TEI Conference Summary

Master of Rare Books and Digital Humanities

Université Bourgogne-Franche-Comté

Rare Book and Digital Humanities

M2 (2022–2024)

18 October 2023


What is the Text Encoding Initiative? With Lou Burnard

Amanda Hemmons






Professor Burnard noticed, among other people, in the 80s that computers and computer books were all different, with different formats. This led to a desire for some kind of standardized language and ultimately the beginning of TEI.

Now, what is the TEI? It’s a combination of the following things: the specific institution of the Text Encoding Initiative, a shorthand to reference a social construct, a technical framework, a way of identifying ways of thinking about text, as well as a group of people with a shared understanding.

TEI began in 1987. At this time, serious computing was done on large machines called “mainframes.” Text processing was already a recognized field. There was no world wide web, but academic computers were linked on a limited internet. Formatting would become outdated quickly and files deteriorating were a problem that made it difficult to share results of academic work. Technical challenges already evident: data preservation and data compatibility. Burnard notes that this is an ongoing challenge today; for example, ebook files not being compatible across devices.

In the spring of 1987, there were European workshops on standardization of historical data, featuring major figures in the field, J.P. Genet and M. Thaller. This led to an autumn workshop later that year on an exploratory international workshop on the feasibility of defining “text encoding guidelines,” funded by the NEH. The workshop brought together a lot of people who had nothing in common except that they all wanted to use computer resources. The participants were generally academic outliers, as computer usage was not really mainstream at this point. They also managed to pull together the Poughkeepsie Principles, which are basically guidelines for the guidelines and still relevant today.

The TEI mission, at its inception, was to facilitate the creation, exchange, and integration of textual data in digital form. The scope is broad but that is still the case today. Its recommendations are intended both for beginners, seeking well-established solutions to well-understood problems, and experts, seeking to create new solutions. Its original design goal was to provide recommendations derived from the existing consensus, where this could be determined. It prefers general solutions to discipline-specific ones, but supports both specialization and extension. Definitely not designed to provide a complete answer out of the box.

After the conferences began the real development of TEI. 1988 to 1992 was a period of transition during which dialogue between computer scientists and humanities was just beginning. TEI P1 was developed during this time and work on a second iteration, P2 , was in process. Then from 1993-1994 was the integration and completion of P2 as TEI P3. After 1995, TEI continued to spread and be promoted by word of mouth; there was no funding, yet usership grew.

It became clear that it would be important to have some kind of governing body to actually take responsibility for TEI, leading to the establishment of the TEI Consortium, incorporated 30 Dec in 2000. From 2001-2003, TEI P3 was converted to XML and became P4, then the Council of the TEI Consortium oversaw production of a complete revision as TEI P5. To this day, the version of TEI being used is still P5, but features regular corrections and modifications.
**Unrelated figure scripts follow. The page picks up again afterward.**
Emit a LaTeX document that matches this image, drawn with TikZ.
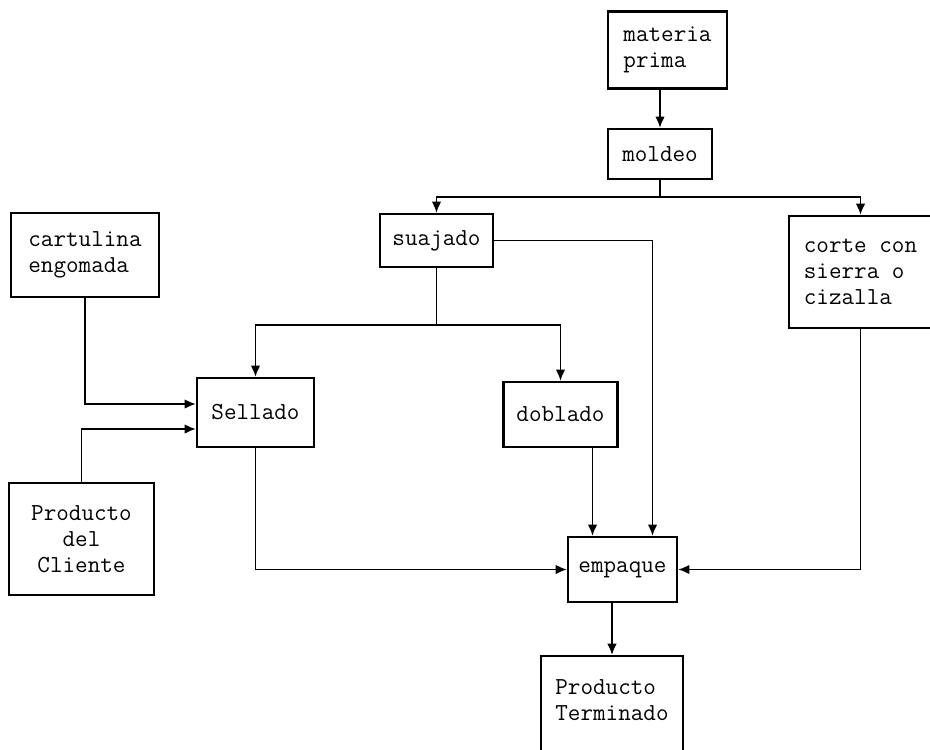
\documentclass[tikz,border=0pt]{standalone}
\usepackage{fontspec}
\usepackage{tikz}
\usetikzlibrary{arrows.meta, calc, positioning}
\tikzset{
  proc/.style={draw, line width=1.2pt, inner sep=0pt, align=left,
    font=\ttfamily\fontsize{13.9pt}{14.8pt}\selectfont},
  link/.style={line width=1.1pt},
  flow/.style={link, -{Latex[length=6.5pt, width=5.5pt]}},
}

\begin{document}
\begin{tikzpicture}[x=0.02cm, y=-0.02cm]
    \useasboundingbox (0,0) rectangle (930,750);

    % Draw Boxes
    \node[proc, minimum width=2.38cm, minimum height=1.54cm] (mat) at (667.5,50) {materia\\prima};
    \node[proc, minimum width=2.08cm, minimum height=1.0cm] (mol) at (660,154) {moldeo};
    \node[proc, minimum width=2.26cm, minimum height=1.06cm] (sua) at (436.5,240.5) {suajado};
    \node[proc, minimum width=2.96cm, minimum height=1.68cm] (car) at (85,255) {cartulina\\engomada};
    \node[proc, minimum width=2.86cm, minimum height=2.24cm] (cor) at (860.5,272) {corte con\\sierra o\\cizalla};
    \node[proc, minimum width=2.34cm, minimum height=1.38cm] (sel) at (255.5,412.5) {Sellado};
    \node[proc, minimum width=2.28cm, minimum height=1.3cm] (dob) at (560.5,414.5) {doblado};
    \node[proc, align=center, minimum width=2.9cm, minimum height=2.24cm] (cli) at (81.5,539) {Producto\\del\\Cliente};
    \node[proc, minimum width=2.18cm, minimum height=1.3cm] (emp) at (622.5,569.5) {empaque};
    \node[proc, anchor=north, minimum width=2.84cm, inner ysep=0.48cm, text depth=1.6cm] (ter) at (612,655) {Producto\\Terminado};

    % Branch Points
    \coordinate (sp1) at ($(mol.south)+(0,17)$);
    \coordinate (sp2) at ($(sua.south)+(0,57)$);
    \coordinate (empL) at ($(emp.north)+(-30,0)$);
    \coordinate (empR) at ($(emp.north)+(30,0)$);
    \coordinate (selA) at ($(sel.west)+(0,-8.5)$);
    \coordinate (selB) at ($(sel.west)+(0,16.5)$);

    % Draw Connectors
    \draw[flow] (mol.north |- mat.south) -- (mol.north);
    \draw[link] (mol.south) -- (sp1);
    \draw[flow] (sp1) -| (sua.north);
    \draw[flow] (sp1) -| (cor.north);
    \draw[flow] (sua.east) -| (empR);
    \draw[link] (sua.south) -- (sp2);
    \draw[flow] (sp2) -| (sel.north);
    \draw[flow] (sp2) -| (dob.north);
    \draw[flow] (car.south) |- (selA);
    \draw[flow] (cli.north) |- (selB);
    \draw[flow] (dob.south -| empL) -- (empL);
    \draw[flow] (sel.south) |- (emp.west);
    \draw[flow] (cor.south) |- (emp.east);
    \draw[flow] (ter.north |- emp.south) -- (ter.north);
\end{tikzpicture}
\end{document}
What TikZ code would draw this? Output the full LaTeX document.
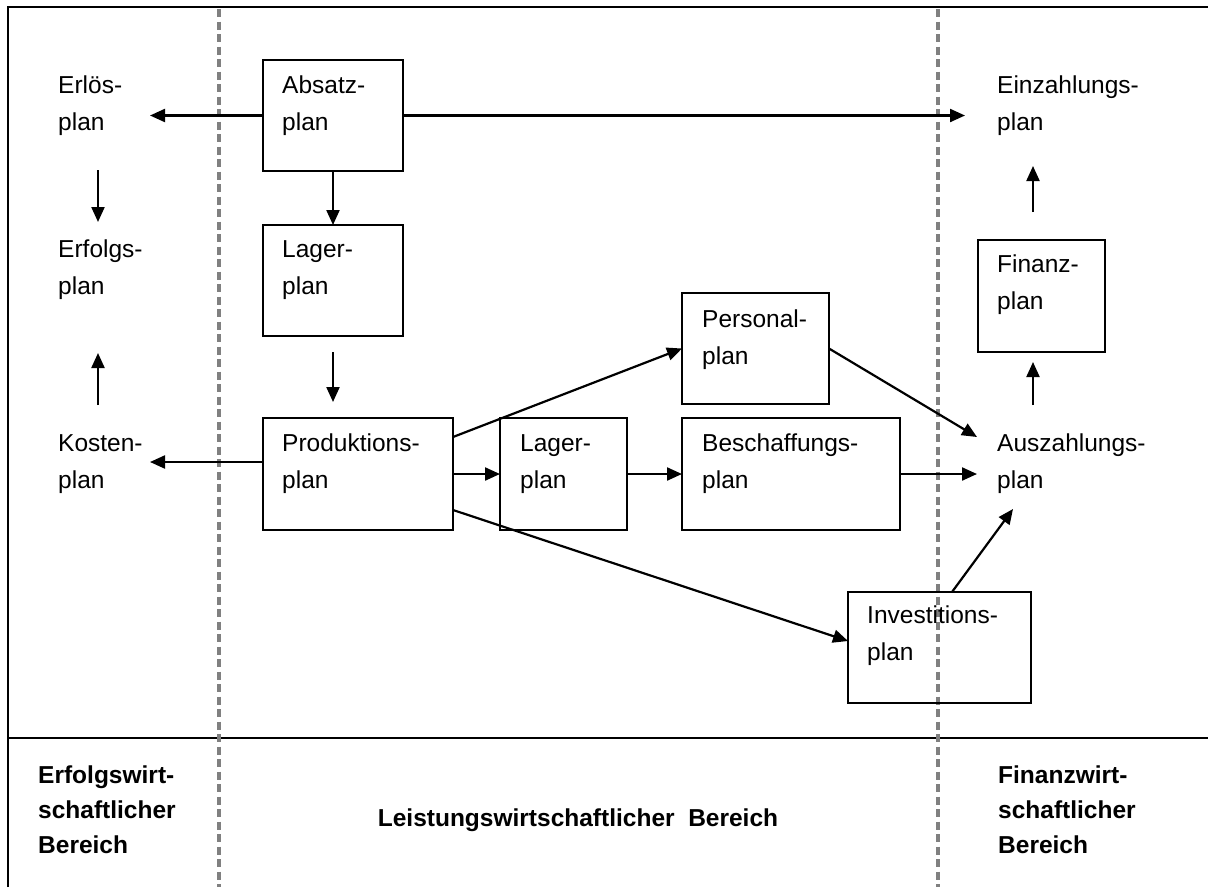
\documentclass[tikz,border=0pt]{standalone}
\usepackage{fontspec}
\setmainfont{Liberation Sans}
\usetikzlibrary{arrows.meta,calc}
\begin{document}
\begin{tikzpicture}[x=1pt,y=-1pt,
  box/.style={draw, line width=2.2pt, inner sep=0pt, outer sep=0pt, anchor=north west},
  txt/.style={anchor=north west, inner sep=0pt, align=left, font=\fontsize{24.5}{37}\selectfont},
  lbl/.style={anchor=north west, inner sep=0pt, align=left, font=\fontsize{24.5}{35}\selectfont\bfseries},
  arr/.style={line width=2.2pt, -{Triangle[length=15pt,width=13pt]}},
  sepline/.style={draw=black!50, line width=3.2pt, dash pattern=on 8pt off 4.5pt},
  frame/.style={line width=2.4pt}]
\useasboundingbox (0,0) rectangle (1208,887);
% frame
\draw[frame] (8,887) -- (8,7) -- (1208,7);
\draw[frame] (8,738) -- (1208,738);
\draw[sepline] (219,9) -- (219,887);
\draw[sepline] (938,9) -- (938,887);
% boxes
\node[box, minimum width=140pt, minimum height=111pt] (absatz) at (263,60) {};
\node[box, minimum width=140pt, minimum height=111pt] (lager1) at (263,225) {};
\node[box, minimum width=190pt, minimum height=112pt] (prod) at (263,418) {};
\node[box, minimum width=127pt, minimum height=112pt] (lager2) at (500,418) {};
\node[box, minimum width=147pt, minimum height=111pt] (personal) at (682,293) {};
\node[box, minimum width=218pt, minimum height=112pt] (besch) at (682,418) {};
\node[box, minimum width=127pt, minimum height=112pt] (finanz) at (978,240) {};
\node[box, minimum width=183pt, minimum height=111pt] (invest) at (848,592) {};
% texts
\node[txt] (erlosT) at (58,67) {\strut Erlös-\\plan};
\node[txt] (absatzT) at (282,67) {\strut Absatz-\\plan};
\node[txt] (einzT) at (997,67) {\strut Einzahlungs-\\plan};
\node[txt] (erfolgT) at (58,231) {\strut Erfolgs-\\plan};
\node[txt] (lager1T) at (282,231.5) {\strut Lager-\\plan};
\node[txt] (finanzT) at (997,246) {\strut Finanz-\\plan};
\node[txt] (personalT) at (702,301) {\strut Personal-\\plan};
\node[txt] (kostenT) at (58,425) {\strut Kosten-\\plan};
\node[txt] (prodT) at (282,425) {\strut Produktions-\\plan};
\node[txt] (lager2T) at (520,425) {\strut Lager-\\plan};
\node[txt] (beschT) at (702,425) {\strut Beschaffungs-\\plan};
\node[txt] (auszT) at (997,425) {\strut Auszahlungs-\\plan};
\node[txt] (investT) at (867,597) {\strut Investitions-\\plan};
% bottom labels
\node[lbl] (erfolgB) at (38,758.5) {\strut Erfolgswirt-\\schaftlicher\\Bereich};
\node[lbl] (finanzB) at (998,758.5) {\strut Finanzwirt-\\schaftlicher\\Bereich};
\node[anchor=base, inner sep=0pt, font=\fontsize{24.5}{35}\selectfont\bfseries] (leistB) at (578,826) {Leistungswirtschaftlicher\ \ Bereich};
% connector ends
\coordinate (erlosIn) at (150,115.5);
\coordinate (einzIn) at (965,115.5);
\coordinate (erlosOut) at (98,170);
\coordinate (erfolgIn1) at (98,222);
\coordinate (kostenOut) at (98,405);
\coordinate (erfolgIn2) at (98,353);
\coordinate (kostenIn) at (150,462);
\coordinate (lagerOut) at (333,352);
\coordinate (prodIn) at (333,402);
\coordinate (auszIn1) at (977,437);
\coordinate (auszIn2) at (977,474);
\coordinate (auszIn3) at (1013,509);
\coordinate (auszOut) at (1033,405);
\coordinate (finanzIn) at (1033,362);
\coordinate (finanzOut) at (1033,212);
\coordinate (einzIn2) at (1033,166);
% connectors
\draw[arr] (absatz.west) -- (erlosIn);
\draw[arr] (absatz.east) -- (einzIn);
\draw[arr] (absatz.south) -- (lager1.north);
\draw[arr] (erlosOut) -- (erfolgIn1);
\draw[arr] (kostenOut) -- (erfolgIn2);
\draw[arr] (lagerOut) -- (prodIn);
\draw[arr] (prod.west |- kostenIn) -- (kostenIn);
\draw[arr] (prod.east) -- (lager2.west);
\draw[arr] (lager2.east) -- (besch.west);
\draw[arr] (prod.east |- {(0,437)}) -- (personal.west);
\draw[arr] (prod.east |- {(0,510)}) -- (invest.west |- {(0,641)});
\draw[arr] (personal.east) -- (auszIn1);
\draw[arr] (besch.east) -- (auszIn2);
\draw[arr] (invest.north -| {(952,0)}) -- (auszIn3);
\draw[arr] (auszOut) -- (finanzIn);
\draw[arr] (finanzOut) -- (einzIn2);
\end{tikzpicture}
\end{document}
Anyone can be a member of the consortium and they vote for the council and executive board; the council then provides those twice yearly updates (based on proposals from special interest groups).

Burnard went on to discuss the major committees involved in creating the components of TEI, and mentioned Antonio Zampoli and Don Walker as being important figures, now deceased. The first committee, dedicated to the TEI header, determined the primary source of information for an entry. The second, Metadata, was originally designed using SGML because that was the only syntax available at the time. Even then they knew they wanted to change it if something better came along, which is why TEI’s formal structure is independent of its syntax. There was another committee dedicated to text representation, who ultimately realized it was impossible for there to be one single, simple answer. The analysis and interpretation committee hoped to identify and represent every kind of linguistic and literary analysis. However, this is an insanely huge scope, an impossible task.

Where did the money for all these committees come from? There was a lot of money in Europe at the time dedicated to the concept of language engineering. “Language engineering” means to treat language as an engineering problem, i.e. the process of defining dictionaries and language understanding systems, grammars, etc, so they can be used in a computer environment.

So why is TEI still here? Burnard reports that his answer is borrowed from researcher Henry Thompson. There are two major reasons why text standards fail: that they are based on an immature theory, or the user community is fragmented or diverse. In contrast, TEI doesn’t fail. It has a lot of features and being XML schema, it’s hospitable to other namespaces, can interoperate with other standards (SVG, MathML, MEI, etc) and you have the option to define an element with any kind of specific equivalency. In short, TEI has the flexibility needed to serve all sorts of goals. That’s why it still exists after 36 years, when other languages died out after a handful.